## [WHAT TO DO]
Copy the lines that follow, keeping every character the same.

-*-

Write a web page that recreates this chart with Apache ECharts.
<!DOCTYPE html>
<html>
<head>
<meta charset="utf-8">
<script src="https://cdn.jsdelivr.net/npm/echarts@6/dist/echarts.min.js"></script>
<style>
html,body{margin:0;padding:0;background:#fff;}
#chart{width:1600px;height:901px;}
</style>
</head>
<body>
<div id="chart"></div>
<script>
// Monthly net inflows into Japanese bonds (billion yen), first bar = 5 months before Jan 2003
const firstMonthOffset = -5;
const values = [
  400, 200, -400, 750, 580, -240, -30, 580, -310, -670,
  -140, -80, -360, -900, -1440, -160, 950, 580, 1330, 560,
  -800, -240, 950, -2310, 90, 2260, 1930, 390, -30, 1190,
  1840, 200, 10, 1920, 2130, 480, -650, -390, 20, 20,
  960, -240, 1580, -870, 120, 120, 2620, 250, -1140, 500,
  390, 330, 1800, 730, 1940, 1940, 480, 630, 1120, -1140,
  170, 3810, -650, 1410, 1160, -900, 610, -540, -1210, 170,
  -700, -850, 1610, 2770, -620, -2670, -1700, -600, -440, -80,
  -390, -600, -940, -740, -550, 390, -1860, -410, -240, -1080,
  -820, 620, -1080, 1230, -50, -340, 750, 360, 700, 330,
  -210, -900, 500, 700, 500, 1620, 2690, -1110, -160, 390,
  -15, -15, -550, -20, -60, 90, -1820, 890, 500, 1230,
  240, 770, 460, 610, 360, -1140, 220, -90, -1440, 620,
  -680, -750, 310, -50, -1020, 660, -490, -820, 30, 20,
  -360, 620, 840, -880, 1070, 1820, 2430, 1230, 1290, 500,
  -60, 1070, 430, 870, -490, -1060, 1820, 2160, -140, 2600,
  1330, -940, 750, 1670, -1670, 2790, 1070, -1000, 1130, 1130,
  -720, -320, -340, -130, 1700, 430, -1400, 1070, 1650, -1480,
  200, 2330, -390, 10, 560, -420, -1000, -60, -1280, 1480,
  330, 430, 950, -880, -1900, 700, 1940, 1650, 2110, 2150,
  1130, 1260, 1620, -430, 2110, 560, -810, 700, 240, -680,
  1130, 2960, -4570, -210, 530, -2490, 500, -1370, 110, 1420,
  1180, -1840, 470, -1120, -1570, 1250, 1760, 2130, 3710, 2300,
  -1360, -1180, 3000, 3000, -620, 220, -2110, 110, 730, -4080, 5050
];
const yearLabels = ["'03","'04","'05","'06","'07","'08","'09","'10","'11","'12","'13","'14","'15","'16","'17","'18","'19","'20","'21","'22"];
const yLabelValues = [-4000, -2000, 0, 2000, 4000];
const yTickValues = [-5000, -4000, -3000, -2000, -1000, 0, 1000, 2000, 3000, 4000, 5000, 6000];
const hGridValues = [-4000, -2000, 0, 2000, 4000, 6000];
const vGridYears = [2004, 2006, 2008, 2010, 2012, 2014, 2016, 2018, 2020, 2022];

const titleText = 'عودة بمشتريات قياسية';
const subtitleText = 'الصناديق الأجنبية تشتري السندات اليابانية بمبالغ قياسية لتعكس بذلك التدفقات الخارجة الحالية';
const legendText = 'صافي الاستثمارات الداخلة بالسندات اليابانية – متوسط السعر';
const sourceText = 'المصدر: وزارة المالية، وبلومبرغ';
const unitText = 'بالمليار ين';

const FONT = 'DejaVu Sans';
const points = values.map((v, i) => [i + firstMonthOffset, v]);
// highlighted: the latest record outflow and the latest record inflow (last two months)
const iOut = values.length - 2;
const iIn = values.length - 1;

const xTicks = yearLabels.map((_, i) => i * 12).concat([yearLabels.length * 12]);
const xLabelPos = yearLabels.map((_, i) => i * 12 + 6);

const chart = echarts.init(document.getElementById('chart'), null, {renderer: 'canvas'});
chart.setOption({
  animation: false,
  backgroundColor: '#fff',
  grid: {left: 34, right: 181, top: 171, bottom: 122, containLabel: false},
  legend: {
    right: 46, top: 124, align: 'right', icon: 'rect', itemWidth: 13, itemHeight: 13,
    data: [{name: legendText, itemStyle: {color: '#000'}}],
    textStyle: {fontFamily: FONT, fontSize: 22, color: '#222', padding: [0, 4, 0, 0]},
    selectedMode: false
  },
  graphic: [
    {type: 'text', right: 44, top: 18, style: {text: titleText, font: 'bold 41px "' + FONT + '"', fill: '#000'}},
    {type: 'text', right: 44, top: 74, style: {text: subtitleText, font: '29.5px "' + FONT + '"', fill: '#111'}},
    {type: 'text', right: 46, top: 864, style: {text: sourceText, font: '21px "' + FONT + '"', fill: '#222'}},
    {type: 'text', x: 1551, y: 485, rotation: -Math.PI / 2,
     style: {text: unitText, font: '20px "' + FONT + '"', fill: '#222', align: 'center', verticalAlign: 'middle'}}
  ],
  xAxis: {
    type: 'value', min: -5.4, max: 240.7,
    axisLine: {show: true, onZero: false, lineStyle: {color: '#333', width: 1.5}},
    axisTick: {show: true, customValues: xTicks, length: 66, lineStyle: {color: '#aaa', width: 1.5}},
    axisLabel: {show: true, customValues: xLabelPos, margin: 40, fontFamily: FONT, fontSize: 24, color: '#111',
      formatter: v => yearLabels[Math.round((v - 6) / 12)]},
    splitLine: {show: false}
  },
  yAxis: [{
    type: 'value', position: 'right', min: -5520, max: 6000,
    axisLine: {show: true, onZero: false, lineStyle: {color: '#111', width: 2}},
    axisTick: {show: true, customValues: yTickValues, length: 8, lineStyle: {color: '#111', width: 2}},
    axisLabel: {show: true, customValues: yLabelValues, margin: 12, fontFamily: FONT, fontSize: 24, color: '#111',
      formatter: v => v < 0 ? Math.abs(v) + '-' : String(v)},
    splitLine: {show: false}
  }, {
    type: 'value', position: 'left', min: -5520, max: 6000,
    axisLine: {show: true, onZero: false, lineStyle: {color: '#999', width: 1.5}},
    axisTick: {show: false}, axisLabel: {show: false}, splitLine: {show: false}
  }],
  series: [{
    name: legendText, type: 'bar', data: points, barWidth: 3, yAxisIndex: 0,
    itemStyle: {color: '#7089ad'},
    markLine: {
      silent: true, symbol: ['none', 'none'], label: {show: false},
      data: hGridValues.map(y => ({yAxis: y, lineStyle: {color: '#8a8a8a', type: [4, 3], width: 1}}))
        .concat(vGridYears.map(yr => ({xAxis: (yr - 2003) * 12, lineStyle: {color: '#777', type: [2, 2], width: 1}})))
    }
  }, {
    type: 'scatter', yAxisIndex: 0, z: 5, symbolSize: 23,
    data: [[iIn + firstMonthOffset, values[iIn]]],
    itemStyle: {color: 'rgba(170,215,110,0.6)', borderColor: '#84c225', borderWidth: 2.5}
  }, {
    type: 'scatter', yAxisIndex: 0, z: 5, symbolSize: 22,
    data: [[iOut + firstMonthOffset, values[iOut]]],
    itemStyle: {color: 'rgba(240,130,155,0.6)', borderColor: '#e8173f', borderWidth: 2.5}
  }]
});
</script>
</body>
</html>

-*-

## [RESPONSE TO THIS EXERCISE]
Write a web page that recreates this chart with Apache ECharts.
<!DOCTYPE html>
<html>
<head>
<meta charset="utf-8">
<script src="https://cdn.jsdelivr.net/npm/echarts@6/dist/echarts.min.js"></script>
<style>
html,body{margin:0;padding:0;background:#fff;}
#chart{width:1600px;height:901px;}
</style>
</head>
<body>
<div id="chart"></div>
<script>
// Monthly net inflows into Japanese bonds (billion yen), first bar = 5 months before Jan 2003
const firstMonthOffset = -5;
const values = [
  400, 200, -400, 750, 580, -240, -30, 580, -310, -670,
  -140, -80, -360, -900, -1440, -160, 950, 580, 1330, 560,
  -800, -240, 950, -2310, 90, 2260, 1930, 390, -30, 1190,
  1840, 200, 10, 1920, 2130, 480, -650, -390, 20, 20,
  960, -240, 1580, -870, 120, 120, 2620, 250, -1140, 500,
  390, 330, 1800, 730, 1940, 1940, 480, 630, 1120, -1140,
  170, 3810, -650, 1410, 1160, -900, 610, -540, -1210, 170,
  -700, -850, 1610, 2770, -620, -2670, -1700, -600, -440, -80,
  -390, -600, -940, -740, -550, 390, -1860, -410, -240, -1080,
  -820, 620, -1080, 1230, -50, -340, 750, 360, 700, 330,
  -210, -900, 500, 700, 500, 1620, 2690, -1110, -160, 390,
  -15, -15, -550, -20, -60, 90, -1820, 890, 500, 1230,
  240, 770, 460, 610, 360, -1140, 220, -90, -1440, 620,
  -680, -750, 310, -50, -1020, 660, -490, -820, 30, 20,
  -360, 620, 840, -880, 1070, 1820, 2430, 1230, 1290, 500,
  -60, 1070, 430, 870, -490, -1060, 1820, 2160, -140, 2600,
  1330, -940, 750, 1670, -1670, 2790, 1070, -1000, 1130, 1130,
  -720, -320, -340, -130, 1700, 430, -1400, 1070, 1650, -1480,
  200, 2330, -390, 10, 560, -420, -1000, -60, -1280, 1480,
  330, 430, 950, -880, -1900, 700, 1940, 1650, 2110, 2150,
  1130, 1260, 1620, -430, 2110, 560, -810, 700, 240, -680,
  1130, 2960, -4570, -210, 530, -2490, 500, -1370, 110, 1420,
  1180, -1840, 470, -1120, -1570, 1250, 1760, 2130, 3710, 2300,
  -1360, -1180, 3000, 3000, -620, 220, -2110, 110, 730, -4080, 5050
];
const yearLabels = ["'03","'04","'05","'06","'07","'08","'09","'10","'11","'12","'13","'14","'15","'16","'17","'18","'19","'20","'21","'22"];
const yLabelValues = [-4000, -2000, 0, 2000, 4000];
const yTickValues = [-5000, -4000, -3000, -2000, -1000, 0, 1000, 2000, 3000, 4000, 5000, 6000];
const hGridValues = [-4000, -2000, 0, 2000, 4000, 6000];
const vGridYears = [2004, 2006, 2008, 2010, 2012, 2014, 2016, 2018, 2020, 2022];

const titleText = 'عودة بمشتريات قياسية';
const subtitleText = 'الصناديق الأجنبية تشتري السندات اليابانية بمبالغ قياسية لتعكس بذلك التدفقات الخارجة الحالية';
const legendText = 'صافي الاستثمارات الداخلة بالسندات اليابانية – متوسط السعر';
const sourceText = 'المصدر: وزارة المالية، وبلومبرغ';
const unitText = 'بالمليار ين';

const FONT = 'DejaVu Sans';
const points = values.map((v, i) => [i + firstMonthOffset, v]);
// highlighted: the latest record outflow and the latest record inflow (last two months)
const iOut = values.length - 2;
const iIn = values.length - 1;

const xTicks = yearLabels.map((_, i) => i * 12).concat([yearLabels.length * 12]);
const xLabelPos = yearLabels.map((_, i) => i * 12 + 6);

const chart = echarts.init(document.getElementById('chart'), null, {renderer: 'canvas'});
chart.setOption({
  animation: false,
  backgroundColor: '#fff',
  grid: {left: 34, right: 181, top: 171, bottom: 122, containLabel: false},
  legend: {
    right: 46, top: 124, align: 'right', icon: 'rect', itemWidth: 13, itemHeight: 13,
    data: [{name: legendText, itemStyle: {color: '#000'}}],
    textStyle: {fontFamily: FONT, fontSize: 22, color: '#222', padding: [0, 4, 0, 0]},
    selectedMode: false
  },
  graphic: [
    {type: 'text', right: 44, top: 18, style: {text: titleText, font: 'bold 41px "' + FONT + '"', fill: '#000'}},
    {type: 'text', right: 44, top: 74, style: {text: subtitleText, font: '29.5px "' + FONT + '"', fill: '#111'}},
    {type: 'text', right: 46, top: 864, style: {text: sourceText, font: '21px "' + FONT + '"', fill: '#222'}},
    {type: 'text', x: 1551, y: 485, rotation: -Math.PI / 2,
     style: {text: unitText, font: '20px "' + FONT + '"', fill: '#222', align: 'center', verticalAlign: 'middle'}}
  ],
  xAxis: {
    type: 'value', min: -5.4, max: 240.7,
    axisLine: {show: true, onZero: false, lineStyle: {color: '#333', width: 1.5}},
    axisTick: {show: true, customValues: xTicks, length: 66, lineStyle: {color: '#aaa', width: 1.5}},
    axisLabel: {show: true, customValues: xLabelPos, margin: 40, fontFamily: FONT, fontSize: 24, color: '#111',
      formatter: v => yearLabels[Math.round((v - 6) / 12)]},
    splitLine: {show: false}
  },
  yAxis: [{
    type: 'value', position: 'right', min: -5520, max: 6000,
    axisLine: {show: true, onZero: false, lineStyle: {color: '#111', width: 2}},
    axisTick: {show: true, customValues: yTickValues, length: 8, lineStyle: {color: '#111', width: 2}},
    axisLabel: {show: true, customValues: yLabelValues, margin: 12, fontFamily: FONT, fontSize: 24, color: '#111',
      formatter: v => v < 0 ? Math.abs(v) + '-' : String(v)},
    splitLine: {show: false}
  }, {
    type: 'value', position: 'left', min: -5520, max: 6000,
    axisLine: {show: true, onZero: false, lineStyle: {color: '#999', width: 1.5}},
    axisTick: {show: false}, axisLabel: {show: false}, splitLine: {show: false}
  }],
  series: [{
    name: legendText, type: 'bar', data: points, barWidth: 3, yAxisIndex: 0,
    itemStyle: {color: '#7089ad'},
    markLine: {
      silent: true, symbol: ['none', 'none'], label: {show: false},
      data: hGridValues.map(y => ({yAxis: y, lineStyle: {color: '#8a8a8a', type: [4, 3], width: 1}}))
        .concat(vGridYears.map(yr => ({xAxis: (yr - 2003) * 12, lineStyle: {color: '#777', type: [2, 2], width: 1}})))
    }
  }, {
    type: 'scatter', yAxisIndex: 0, z: 5, symbolSize: 23,
    data: [[iIn + firstMonthOffset, values[iIn]]],
    itemStyle: {color: 'rgba(170,215,110,0.6)', borderColor: '#84c225', borderWidth: 2.5}
  }, {
    type: 'scatter', yAxisIndex: 0, z: 5, symbolSize: 22,
    data: [[iOut + firstMonthOffset, values[iOut]]],
    itemStyle: {color: 'rgba(240,130,155,0.6)', borderColor: '#e8173f', borderWidth: 2.5}
  }]
});
</script>
</body>
</html>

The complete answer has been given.